Directions:
Transcribe the full listing exactly, and drop every picture.
─── Data lines
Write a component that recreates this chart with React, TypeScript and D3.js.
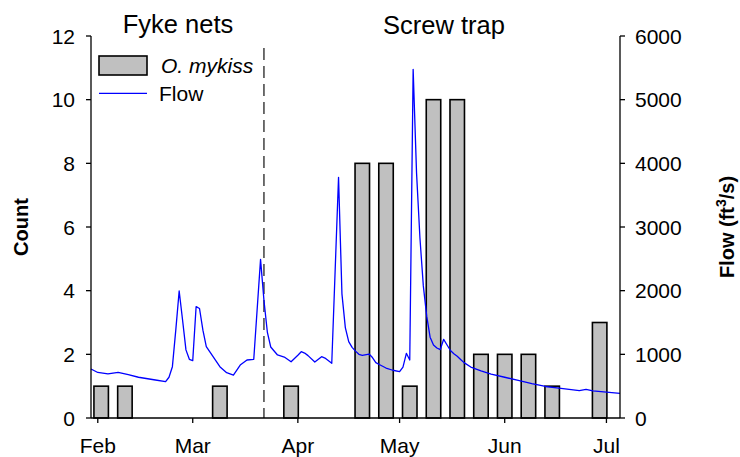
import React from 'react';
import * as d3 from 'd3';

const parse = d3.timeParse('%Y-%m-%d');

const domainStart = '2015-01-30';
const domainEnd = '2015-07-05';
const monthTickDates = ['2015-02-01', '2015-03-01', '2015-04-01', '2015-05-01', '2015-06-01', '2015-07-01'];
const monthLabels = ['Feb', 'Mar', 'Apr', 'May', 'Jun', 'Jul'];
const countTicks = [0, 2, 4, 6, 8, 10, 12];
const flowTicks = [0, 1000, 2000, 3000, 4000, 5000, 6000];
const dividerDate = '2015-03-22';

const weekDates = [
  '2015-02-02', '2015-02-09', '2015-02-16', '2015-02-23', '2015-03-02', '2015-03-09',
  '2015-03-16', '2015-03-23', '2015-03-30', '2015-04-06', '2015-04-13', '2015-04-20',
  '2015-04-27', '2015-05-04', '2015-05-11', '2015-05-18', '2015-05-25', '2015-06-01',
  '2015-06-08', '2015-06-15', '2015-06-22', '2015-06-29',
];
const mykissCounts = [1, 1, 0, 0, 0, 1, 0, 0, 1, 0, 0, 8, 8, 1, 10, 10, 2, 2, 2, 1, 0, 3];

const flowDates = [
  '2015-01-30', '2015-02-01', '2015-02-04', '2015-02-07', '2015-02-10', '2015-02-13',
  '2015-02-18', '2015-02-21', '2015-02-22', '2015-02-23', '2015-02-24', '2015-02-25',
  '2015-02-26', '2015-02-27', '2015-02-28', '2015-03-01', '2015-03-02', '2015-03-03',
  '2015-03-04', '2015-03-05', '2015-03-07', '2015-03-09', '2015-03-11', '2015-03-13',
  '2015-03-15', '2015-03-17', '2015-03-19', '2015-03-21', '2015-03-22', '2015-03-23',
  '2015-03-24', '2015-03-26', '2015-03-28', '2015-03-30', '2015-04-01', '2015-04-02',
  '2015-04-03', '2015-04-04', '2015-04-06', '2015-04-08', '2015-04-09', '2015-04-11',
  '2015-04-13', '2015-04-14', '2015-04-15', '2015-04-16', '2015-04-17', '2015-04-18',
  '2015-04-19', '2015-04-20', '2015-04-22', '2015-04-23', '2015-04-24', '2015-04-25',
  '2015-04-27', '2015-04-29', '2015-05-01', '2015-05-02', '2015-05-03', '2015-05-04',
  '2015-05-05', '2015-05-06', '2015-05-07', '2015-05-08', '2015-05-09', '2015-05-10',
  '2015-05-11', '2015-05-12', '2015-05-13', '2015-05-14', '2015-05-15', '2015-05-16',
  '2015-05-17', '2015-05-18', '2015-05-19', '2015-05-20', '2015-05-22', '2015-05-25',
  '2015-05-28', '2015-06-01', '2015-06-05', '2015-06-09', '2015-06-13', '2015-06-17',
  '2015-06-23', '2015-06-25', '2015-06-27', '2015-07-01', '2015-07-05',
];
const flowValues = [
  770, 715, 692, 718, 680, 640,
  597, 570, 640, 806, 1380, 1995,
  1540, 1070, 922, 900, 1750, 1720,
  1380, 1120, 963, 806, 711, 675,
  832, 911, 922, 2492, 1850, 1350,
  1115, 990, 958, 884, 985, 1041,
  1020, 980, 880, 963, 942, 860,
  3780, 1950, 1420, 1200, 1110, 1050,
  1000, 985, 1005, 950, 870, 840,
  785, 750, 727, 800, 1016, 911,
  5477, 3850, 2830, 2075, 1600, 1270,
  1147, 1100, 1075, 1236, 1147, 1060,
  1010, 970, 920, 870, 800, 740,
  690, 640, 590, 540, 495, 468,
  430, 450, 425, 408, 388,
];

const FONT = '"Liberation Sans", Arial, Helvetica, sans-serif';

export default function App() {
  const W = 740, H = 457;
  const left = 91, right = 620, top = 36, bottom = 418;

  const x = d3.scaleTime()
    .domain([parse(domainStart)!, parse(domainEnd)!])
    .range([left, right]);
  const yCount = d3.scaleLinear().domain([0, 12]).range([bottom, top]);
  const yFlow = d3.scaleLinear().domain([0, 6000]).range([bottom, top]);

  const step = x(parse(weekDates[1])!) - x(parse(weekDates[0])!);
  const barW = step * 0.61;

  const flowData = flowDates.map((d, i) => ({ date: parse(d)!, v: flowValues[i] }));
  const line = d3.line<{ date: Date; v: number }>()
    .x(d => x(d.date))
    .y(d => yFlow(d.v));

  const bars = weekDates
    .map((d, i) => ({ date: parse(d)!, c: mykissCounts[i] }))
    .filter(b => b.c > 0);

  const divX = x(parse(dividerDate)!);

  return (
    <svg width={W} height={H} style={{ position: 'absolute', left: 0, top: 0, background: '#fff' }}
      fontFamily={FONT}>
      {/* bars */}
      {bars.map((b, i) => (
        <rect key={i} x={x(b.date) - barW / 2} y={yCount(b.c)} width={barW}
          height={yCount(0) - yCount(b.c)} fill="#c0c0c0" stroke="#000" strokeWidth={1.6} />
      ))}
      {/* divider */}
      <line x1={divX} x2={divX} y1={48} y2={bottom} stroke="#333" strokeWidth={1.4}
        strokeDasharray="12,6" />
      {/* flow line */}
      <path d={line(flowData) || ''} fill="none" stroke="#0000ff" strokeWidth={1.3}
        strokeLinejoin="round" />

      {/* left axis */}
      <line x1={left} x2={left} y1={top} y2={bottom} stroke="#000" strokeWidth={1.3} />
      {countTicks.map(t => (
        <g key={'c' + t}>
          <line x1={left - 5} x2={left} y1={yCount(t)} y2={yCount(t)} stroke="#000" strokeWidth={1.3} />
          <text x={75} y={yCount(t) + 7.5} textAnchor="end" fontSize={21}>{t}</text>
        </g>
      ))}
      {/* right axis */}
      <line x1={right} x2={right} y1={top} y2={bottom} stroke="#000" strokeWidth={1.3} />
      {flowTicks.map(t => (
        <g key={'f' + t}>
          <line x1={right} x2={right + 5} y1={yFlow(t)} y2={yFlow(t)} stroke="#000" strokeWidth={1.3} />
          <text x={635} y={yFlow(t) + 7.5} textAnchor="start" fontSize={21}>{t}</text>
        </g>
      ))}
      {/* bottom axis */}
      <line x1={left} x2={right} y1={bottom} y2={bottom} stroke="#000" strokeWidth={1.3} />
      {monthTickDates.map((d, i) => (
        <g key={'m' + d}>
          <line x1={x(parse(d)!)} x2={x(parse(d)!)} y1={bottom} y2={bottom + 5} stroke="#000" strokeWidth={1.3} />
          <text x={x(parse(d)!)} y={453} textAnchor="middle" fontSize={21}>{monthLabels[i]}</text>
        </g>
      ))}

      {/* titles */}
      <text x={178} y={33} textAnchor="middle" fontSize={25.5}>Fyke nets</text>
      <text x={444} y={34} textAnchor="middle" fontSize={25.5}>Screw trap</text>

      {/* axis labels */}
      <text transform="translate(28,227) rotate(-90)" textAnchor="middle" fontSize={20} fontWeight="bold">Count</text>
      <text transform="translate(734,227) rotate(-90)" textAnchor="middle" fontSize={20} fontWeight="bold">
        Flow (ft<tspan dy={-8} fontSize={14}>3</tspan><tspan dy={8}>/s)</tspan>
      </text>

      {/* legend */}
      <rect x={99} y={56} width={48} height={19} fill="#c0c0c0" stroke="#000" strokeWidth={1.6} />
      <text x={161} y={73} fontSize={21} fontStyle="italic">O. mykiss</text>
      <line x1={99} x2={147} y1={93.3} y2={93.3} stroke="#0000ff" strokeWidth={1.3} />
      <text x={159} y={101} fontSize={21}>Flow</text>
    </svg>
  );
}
──────
Solution below:
Write a component that recreates this chart with React, TypeScript and D3.js.
import React from 'react';
import * as d3 from 'd3';

const parse = d3.timeParse('%Y-%m-%d');

const domainStart = '2015-01-30';
const domainEnd = '2015-07-05';
const monthTickDates = ['2015-02-01', '2015-03-01', '2015-04-01', '2015-05-01', '2015-06-01', '2015-07-01'];
const monthLabels = ['Feb', 'Mar', 'Apr', 'May', 'Jun', 'Jul'];
const countTicks = [0, 2, 4, 6, 8, 10, 12];
const flowTicks = [0, 1000, 2000, 3000, 4000, 5000, 6000];
const dividerDate = '2015-03-22';

const weekDates = [
  '2015-02-02', '2015-02-09', '2015-02-16', '2015-02-23', '2015-03-02', '2015-03-09',
  '2015-03-16', '2015-03-23', '2015-03-30', '2015-04-06', '2015-04-13', '2015-04-20',
  '2015-04-27', '2015-05-04', '2015-05-11', '2015-05-18', '2015-05-25', '2015-06-01',
  '2015-06-08', '2015-06-15', '2015-06-22', '2015-06-29',
];
const mykissCounts = [1, 1, 0, 0, 0, 1, 0, 0, 1, 0, 0, 8, 8, 1, 10, 10, 2, 2, 2, 1, 0, 3];

const flowDates = [
  '2015-01-30', '2015-02-01', '2015-02-04', '2015-02-07', '2015-02-10', '2015-02-13',
  '2015-02-18', '2015-02-21', '2015-02-22', '2015-02-23', '2015-02-24', '2015-02-25',
  '2015-02-26', '2015-02-27', '2015-02-28', '2015-03-01', '2015-03-02', '2015-03-03',
  '2015-03-04', '2015-03-05', '2015-03-07', '2015-03-09', '2015-03-11', '2015-03-13',
  '2015-03-15', '2015-03-17', '2015-03-19', '2015-03-21', '2015-03-22', '2015-03-23',
  '2015-03-24', '2015-03-26', '2015-03-28', '2015-03-30', '2015-04-01', '2015-04-02',
  '2015-04-03', '2015-04-04', '2015-04-06', '2015-04-08', '2015-04-09', '2015-04-11',
  '2015-04-13', '2015-04-14', '2015-04-15', '2015-04-16', '2015-04-17', '2015-04-18',
  '2015-04-19', '2015-04-20', '2015-04-22', '2015-04-23', '2015-04-24', '2015-04-25',
  '2015-04-27', '2015-04-29', '2015-05-01', '2015-05-02', '2015-05-03', '2015-05-04',
  '2015-05-05', '2015-05-06', '2015-05-07', '2015-05-08', '2015-05-09', '2015-05-10',
  '2015-05-11', '2015-05-12', '2015-05-13', '2015-05-14', '2015-05-15', '2015-05-16',
  '2015-05-17', '2015-05-18', '2015-05-19', '2015-05-20', '2015-05-22', '2015-05-25',
  '2015-05-28', '2015-06-01', '2015-06-05', '2015-06-09', '2015-06-13', '2015-06-17',
  '2015-06-23', '2015-06-25', '2015-06-27', '2015-07-01', '2015-07-05',
];
const flowValues = [
  770, 715, 692, 718, 680, 640,
  597, 570, 640, 806, 1380, 1995,
  1540, 1070, 922, 900, 1750, 1720,
  1380, 1120, 963, 806, 711, 675,
  832, 911, 922, 2492, 1850, 1350,
  1115, 990, 958, 884, 985, 1041,
  1020, 980, 880, 963, 942, 860,
  3780, 1950, 1420, 1200, 1110, 1050,
  1000, 985, 1005, 950, 870, 840,
  785, 750, 727, 800, 1016, 911,
  5477, 3850, 2830, 2075, 1600, 1270,
  1147, 1100, 1075, 1236, 1147, 1060,
  1010, 970, 920, 870, 800, 740,
  690, 640, 590, 540, 495, 468,
  430, 450, 425, 408, 388,
];

const FONT = '"Liberation Sans", Arial, Helvetica, sans-serif';

export default function App() {
  const W = 740, H = 457;
  const left = 91, right = 620, top = 36, bottom = 418;

  const x = d3.scaleTime()
    .domain([parse(domainStart)!, parse(domainEnd)!])
    .range([left, right]);
  const yCount = d3.scaleLinear().domain([0, 12]).range([bottom, top]);
  const yFlow = d3.scaleLinear().domain([0, 6000]).range([bottom, top]);

  const step = x(parse(weekDates[1])!) - x(parse(weekDates[0])!);
  const barW = step * 0.61;

  const flowData = flowDates.map((d, i) => ({ date: parse(d)!, v: flowValues[i] }));
  const line = d3.line<{ date: Date; v: number }>()
    .x(d => x(d.date))
    .y(d => yFlow(d.v));

  const bars = weekDates
    .map((d, i) => ({ date: parse(d)!, c: mykissCounts[i] }))
    .filter(b => b.c > 0);

  const divX = x(parse(dividerDate)!);

  return (
    <svg width={W} height={H} style={{ position: 'absolute', left: 0, top: 0, background: '#fff' }}
      fontFamily={FONT}>
      {/* bars */}
      {bars.map((b, i) => (
        <rect key={i} x={x(b.date) - barW / 2} y={yCount(b.c)} width={barW}
          height={yCount(0) - yCount(b.c)} fill="#c0c0c0" stroke="#000" strokeWidth={1.6} />
      ))}
      {/* divider */}
      <line x1={divX} x2={divX} y1={48} y2={bottom} stroke="#333" strokeWidth={1.4}
        strokeDasharray="12,6" />
      {/* flow line */}
      <path d={line(flowData) || ''} fill="none" stroke="#0000ff" strokeWidth={1.3}
        strokeLinejoin="round" />

      {/* left axis */}
      <line x1={left} x2={left} y1={top} y2={bottom} stroke="#000" strokeWidth={1.3} />
      {countTicks.map(t => (
        <g key={'c' + t}>
          <line x1={left - 5} x2={left} y1={yCount(t)} y2={yCount(t)} stroke="#000" strokeWidth={1.3} />
          <text x={75} y={yCount(t) + 7.5} textAnchor="end" fontSize={21}>{t}</text>
        </g>
      ))}
      {/* right axis */}
      <line x1={right} x2={right} y1={top} y2={bottom} stroke="#000" strokeWidth={1.3} />
      {flowTicks.map(t => (
        <g key={'f' + t}>
          <line x1={right} x2={right + 5} y1={yFlow(t)} y2={yFlow(t)} stroke="#000" strokeWidth={1.3} />
          <text x={635} y={yFlow(t) + 7.5} textAnchor="start" fontSize={21}>{t}</text>
        </g>
      ))}
      {/* bottom axis */}
      <line x1={left} x2={right} y1={bottom} y2={bottom} stroke="#000" strokeWidth={1.3} />
      {monthTickDates.map((d, i) => (
        <g key={'m' + d}>
          <line x1={x(parse(d)!)} x2={x(parse(d)!)} y1={bottom} y2={bottom + 5} stroke="#000" strokeWidth={1.3} />
          <text x={x(parse(d)!)} y={453} textAnchor="middle" fontSize={21}>{monthLabels[i]}</text>
        </g>
      ))}

      {/* titles */}
      <text x={178} y={33} textAnchor="middle" fontSize={25.5}>Fyke nets</text>
      <text x={444} y={34} textAnchor="middle" fontSize={25.5}>Screw trap</text>

      {/* axis labels */}
      <text transform="translate(28,227) rotate(-90)" textAnchor="middle" fontSize={20} fontWeight="bold">Count</text>
      <text transform="translate(734,227) rotate(-90)" textAnchor="middle" fontSize={20} fontWeight="bold">
        Flow (ft<tspan dy={-8} fontSize={14}>3</tspan><tspan dy={8}>/s)</tspan>
      </text>

      {/* legend */}
      <rect x={99} y={56} width={48} height={19} fill="#c0c0c0" stroke="#000" strokeWidth={1.6} />
      <text x={161} y={73} fontSize={21} fontStyle="italic">O. mykiss</text>
      <line x1={99} x2={147} y1={93.3} y2={93.3} stroke="#0000ff" strokeWidth={1.3} />
      <text x={159} y={101} fontSize={21}>Flow</text>
    </svg>
  );
}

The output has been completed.